» **EXERCISE PROMPT**
Nothing after the line with "const refY = 1" belongs in the copy; extract the lines below from the top through that line, pictures left out.
>>>
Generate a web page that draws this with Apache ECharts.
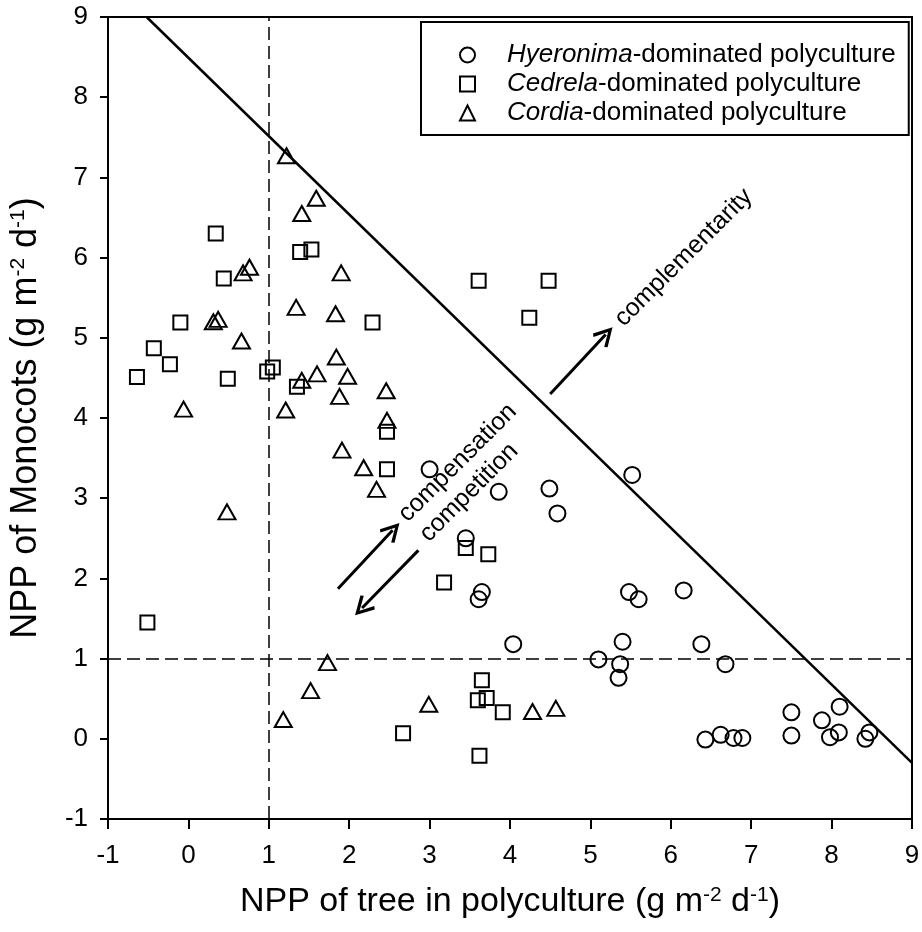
<!DOCTYPE html>
<html>
<head>
<meta charset="utf-8">
<script src="https://cdn.jsdelivr.net/npm/echarts@6/dist/echarts.min.js"></script>
<style>
  html, body { margin: 0; padding: 0; background: #fff; }
  #chart { width: 922px; height: 932px; }
</style>
</head>
<body>
<div id="chart"></div>
<script>
// values, [tree NPP, monocot NPP]
const hyeronima = [
  [3.00, 3.36], [3.86, 3.08], [4.49, 3.12], [4.59, 2.81], [5.52, 3.29],
  [3.45, 2.50], [3.65, 1.83], [3.61, 1.74], [4.04, 1.18], [5.48, 1.83],
  [5.60, 1.74], [6.16, 1.85], [5.40, 1.21], [5.10, 0.99], [5.37, 0.93],
  [5.35, 0.76], [6.38, 1.18], [6.68, 0.93], [6.43, -0.01], [6.62, 0.05],
  [6.78, 0.01], [6.89, 0.01], [7.50, 0.33], [7.50, 0.04], [7.88, 0.23],
  [8.10, 0.40], [7.98, 0.02], [8.09, 0.08], [8.47, 0.08], [8.42, 0.00]
]
const cedrela = [
  [0.34, 6.30], [1.39, 6.07], [1.53, 6.10], [0.44, 5.74], [2.29, 5.19],
  [-0.10, 5.19], [-0.43, 4.87], [-0.23, 4.67], [-0.64, 4.51], [0.49, 4.49],
  [0.98, 4.58], [1.05, 4.63], [1.35, 4.39], [2.47, 3.83], [2.47, 3.36],
  [-0.51, 1.45], [3.61, 5.71], [4.48, 5.71], [4.24, 5.25], [3.45, 2.38],
  [3.73, 2.30], [3.18, 1.95], [2.67, 0.07], [3.65, 0.73], [3.60, 0.48],
  [3.71, 0.51], [3.91, 0.33], [3.62, -0.21]
]
const cordia = [
  [1.22, 7.27], [1.59, 6.74], [1.41, 6.55], [0.68, 5.81], [0.76, 5.88],
  [1.90, 5.81], [1.34, 5.38], [1.83, 5.30], [0.31, 5.20], [0.37, 5.23],
  [0.66, 4.96], [1.84, 4.76], [1.41, 4.47], [1.60, 4.55], [1.98, 4.52],
  [1.88, 4.27], [2.46, 4.34], [2.47, 3.97], [-0.06, 4.11], [1.21, 4.10],
  [1.91, 3.60], [2.18, 3.38], [2.34, 3.11], [0.48, 2.83], [1.73, 0.95],
  [1.52, 0.60], [1.18, 0.24], [2.99, 0.43], [4.28, 0.34], [4.57, 0.38]
]
const seriesNames = [
  'Hyeronima-dominated polyculture',
  'Cedrela-dominated polyculture',
  'Cordia-dominated polyculture'
]
const genusNames = ['Hyeronima', 'Cedrela', 'Cordia']

// reference lines
const boundary = [[-0.52, 9], [9, -0.3]]
const refX = 1
const refY = 1

// arrows: [start, end]
const arrowComplementarity = [[4.50, 4.30], [5.19, 5.04]]
const arrowCompensation = [[1.86, 1.87], [2.54, 2.60]]
const arrowCompetition = [[2.86, 2.35], [2.16, 1.63]]

// rotated labels [x, y, text]
const notes = [
  [6.16, 6.00, 'complementarity'],
  [3.35, 3.44, 'compensation'],
  [3.49, 3.07, 'competition']
]

const axisMin = -1
const axisMax = 9

const font = '"Liberation Sans", Arial, sans-serif'
const chevron = 'path://M0,10 L6,0 L12,10 L10.4,11.2 L6,3.6 L1.6,11.2 Z'

const chart = echarts.init(document.getElementById('chart'))

const markerStyle = {
  color: 'rgba(0,0,0,0)',
  borderColor: '#000',
  borderWidth: 2,
  opacity: 1
}

const supRich = {
  sup: { fontSize: 21, fontFamily: font, color: '#000', verticalAlign: 'top', lineHeight: 21 }
}

function arrowLine(pair) {
  return [
    { coord: pair[0], symbol: 'none' },
    { coord: pair[1], symbol: chevron, symbolSize: 20 }
  ]
}

chart.setOption({
  animation: false,
  textStyle: { fontFamily: font },
  grid: {
    left: 108, right: 10, top: 17, bottom: 113,
    containLabel: false,
    outerBoundsMode: 'none',
    show: true, borderColor: '#000', borderWidth: 2
  },
  legend: {
    orient: 'vertical',
    left: 421,
    top: 22,
    padding: [20, 13, 9, 38],
    itemGap: 3,
    itemWidth: 15,
    itemHeight: 15,
    borderColor: '#000',
    borderWidth: 2,
    backgroundColor: '#fff',
    selectedMode: false,
    itemStyle: { color: 'rgba(0,0,0,0)', borderColor: '#000', borderWidth: 2, opacity: 1 },
    textStyle: {
      fontSize: 26,
      color: '#000',
      padding: [0, 0, 0, 27],
      rich: { i: { fontSize: 26, fontStyle: 'italic', color: '#000' } }
    },
    formatter: name => {
      const k = seriesNames.indexOf(name)
      return '{i|' + genusNames[k] + '}' + name.slice(genusNames[k].length)
    },
    data: [
      { name: seriesNames[0], icon: 'circle' },
      { name: seriesNames[1], icon: 'rect' },
      { name: seriesNames[2], icon: 'triangle' }
    ]
  },
  xAxis: {
    type: 'value',
    min: axisMin,
    max: axisMax,
    interval: 1,
    name: 'NPP of tree in polyculture (g m{sup|-2} d{sup|-1})',
    nameLocation: 'middle',
    nameGap: 66,
    nameTextStyle: { fontSize: 34, color: '#000', rich: supRich },
    axisLine: { onZero: false, lineStyle: { color: '#000', width: 2 } },
    axisTick: { inside: false, length: 10, lineStyle: { color: '#000', width: 2 } },
    axisLabel: { fontSize: 26, color: '#000', margin: 24 },
    splitLine: { show: false }
  },
  yAxis: {
    type: 'value',
    min: axisMin,
    max: axisMax,
    interval: 1,
    name: 'NPP of Monocots (g m{sup|-2} d{sup|-1})',
    nameLocation: 'middle',
    nameGap: 64,
    nameTextStyle: { fontSize: 36, color: '#000', rich: supRich },
    axisLine: { onZero: false, lineStyle: { color: '#000', width: 2 } },
    axisTick: { inside: false, length: 8, lineStyle: { color: '#000', width: 2 } },
    axisLabel: { fontSize: 26, color: '#000', margin: 20 },
    splitLine: { show: false }
  },
  series: [
    {
      name: seriesNames[0],
      type: 'scatter',
      symbol: 'circle',
      symbolSize: 16,
      itemStyle: markerStyle,
      data: hyeronima,
      z: 3,
      markLine: {
        silent: true,
        symbol: 'none',
        label: { show: false },
        lineStyle: { color: '#000', width: 1.5, type: [13, 6], opacity: 1 },
        data: [
          { xAxis: refX },
          { yAxis: refY }
        ]
      }
    },
    {
      name: seriesNames[1],
      type: 'scatter',
      symbol: 'rect',
      symbolSize: 14,
      itemStyle: markerStyle,
      data: cedrela,
      z: 3,
      markLine: {
        silent: true,
        symbol: 'none',
        label: { show: false },
        lineStyle: { color: '#000', width: 2.5, type: 'solid', opacity: 1 },
        data: [
          [{ coord: boundary[0] }, { coord: boundary[1] }]
        ]
      }
    },
    {
      name: seriesNames[2],
      type: 'scatter',
      symbol: 'triangle',
      symbolSize: [17, 15],
      itemStyle: markerStyle,
      data: cordia,
      z: 3,
      markLine: {
        silent: true,
        label: { show: false },
        lineStyle: { color: '#000', width: 3, type: 'solid', opacity: 1 },
        data: [
          arrowLine(arrowComplementarity),
          arrowLine(arrowCompensation),
          arrowLine(arrowCompetition)
        ]
      }
    },
    {
      name: 'notes',
      type: 'scatter',
      symbolSize: 0,
      silent: true,
      data: notes,
      itemStyle: { opacity: 1 },
      label: {
        show: true,
        position: 'inside',
        rotate: 45,
        fontSize: 25,
        color: '#000',
        opacity: 1,
        formatter: p => p.data[2]
      }
    }
  ]
})
</script>
</body>
</html>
<<<
» **THE REPLY**
Generate a web page that draws this with Apache ECharts.
<!DOCTYPE html>
<html>
<head>
<meta charset="utf-8">
<script src="https://cdn.jsdelivr.net/npm/echarts@6/dist/echarts.min.js"></script>
<style>
  html, body { margin: 0; padding: 0; background: #fff; }
  #chart { width: 922px; height: 932px; }
</style>
</head>
<body>
<div id="chart"></div>
<script>
// values, [tree NPP, monocot NPP]
const hyeronima = [
  [3.00, 3.36], [3.86, 3.08], [4.49, 3.12], [4.59, 2.81], [5.52, 3.29],
  [3.45, 2.50], [3.65, 1.83], [3.61, 1.74], [4.04, 1.18], [5.48, 1.83],
  [5.60, 1.74], [6.16, 1.85], [5.40, 1.21], [5.10, 0.99], [5.37, 0.93],
  [5.35, 0.76], [6.38, 1.18], [6.68, 0.93], [6.43, -0.01], [6.62, 0.05],
  [6.78, 0.01], [6.89, 0.01], [7.50, 0.33], [7.50, 0.04], [7.88, 0.23],
  [8.10, 0.40], [7.98, 0.02], [8.09, 0.08], [8.47, 0.08], [8.42, 0.00]
]
const cedrela = [
  [0.34, 6.30], [1.39, 6.07], [1.53, 6.10], [0.44, 5.74], [2.29, 5.19],
  [-0.10, 5.19], [-0.43, 4.87], [-0.23, 4.67], [-0.64, 4.51], [0.49, 4.49],
  [0.98, 4.58], [1.05, 4.63], [1.35, 4.39], [2.47, 3.83], [2.47, 3.36],
  [-0.51, 1.45], [3.61, 5.71], [4.48, 5.71], [4.24, 5.25], [3.45, 2.38],
  [3.73, 2.30], [3.18, 1.95], [2.67, 0.07], [3.65, 0.73], [3.60, 0.48],
  [3.71, 0.51], [3.91, 0.33], [3.62, -0.21]
]
const cordia = [
  [1.22, 7.27], [1.59, 6.74], [1.41, 6.55], [0.68, 5.81], [0.76, 5.88],
  [1.90, 5.81], [1.34, 5.38], [1.83, 5.30], [0.31, 5.20], [0.37, 5.23],
  [0.66, 4.96], [1.84, 4.76], [1.41, 4.47], [1.60, 4.55], [1.98, 4.52],
  [1.88, 4.27], [2.46, 4.34], [2.47, 3.97], [-0.06, 4.11], [1.21, 4.10],
  [1.91, 3.60], [2.18, 3.38], [2.34, 3.11], [0.48, 2.83], [1.73, 0.95],
  [1.52, 0.60], [1.18, 0.24], [2.99, 0.43], [4.28, 0.34], [4.57, 0.38]
]
const seriesNames = [
  'Hyeronima-dominated polyculture',
  'Cedrela-dominated polyculture',
  'Cordia-dominated polyculture'
]
const genusNames = ['Hyeronima', 'Cedrela', 'Cordia']

// reference lines
const boundary = [[-0.52, 9], [9, -0.3]]
const refX = 1
const refY = 1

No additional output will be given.